As a Department of Defense operation, STS-36's payload remains officially classified. STS-36 launched a single satellite, 1990-019B (USA-53), also described as AFP-731. Other objects (1990-019C-G) reportedly appeared in orbit following its deployment.

The mission marked another flight of an 11-pound human skull, which served as the primary element of "Detailed Secondary Objective 469", also known as the In-flight Radiation Dose Distribution (IDRD) experiment. This joint NASA/DoD experiment was designed to examine the penetration of radiation into the human cranium during spaceflight. The female skull was seated in a plastic matrix, representative of tissue, and sliced into ten layers. Hundreds of thermo-luminescent dosimeters were mounted in the skull's layers to record radiation levels at multiple depths. This experiment, which also flew on STS-28 and STS-31, was located in the shuttle's mid-deck lockers on all three flights, recording radiation levels at different orbital inclinations.
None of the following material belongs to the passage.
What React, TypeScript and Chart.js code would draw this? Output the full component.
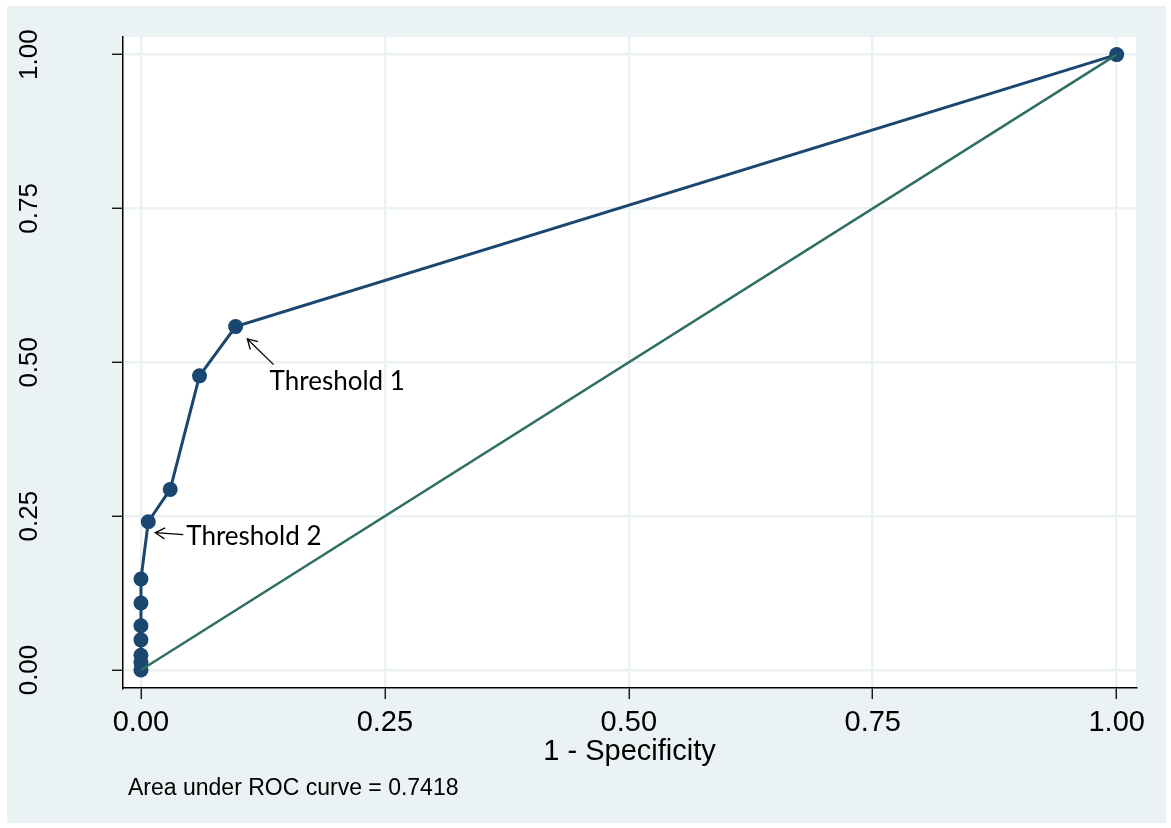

Atlantis launched on the STS-36 mission on 28 February 1990 at 2:50:22 EST. The launch was originally set for 22 February 1990, but was postponed repeatedly due to the illness of the crew commander and poor weather conditions. This was the first time since Apollo 13 in 1970 that a crewed space mission was affected by the illness of a crew member. The first rescheduled launch attempt, set for 25 February 1990, was scrubbed due to a range safety computer malfunction. Another attempt, set for 26 February 1990, was scrubbed due to weather conditions. The successful launch on 28 February 1990 was set for a classified launch window, lying within a launch period extending from 00:00 to 04:00 EST. The launch weight for this mission was classified.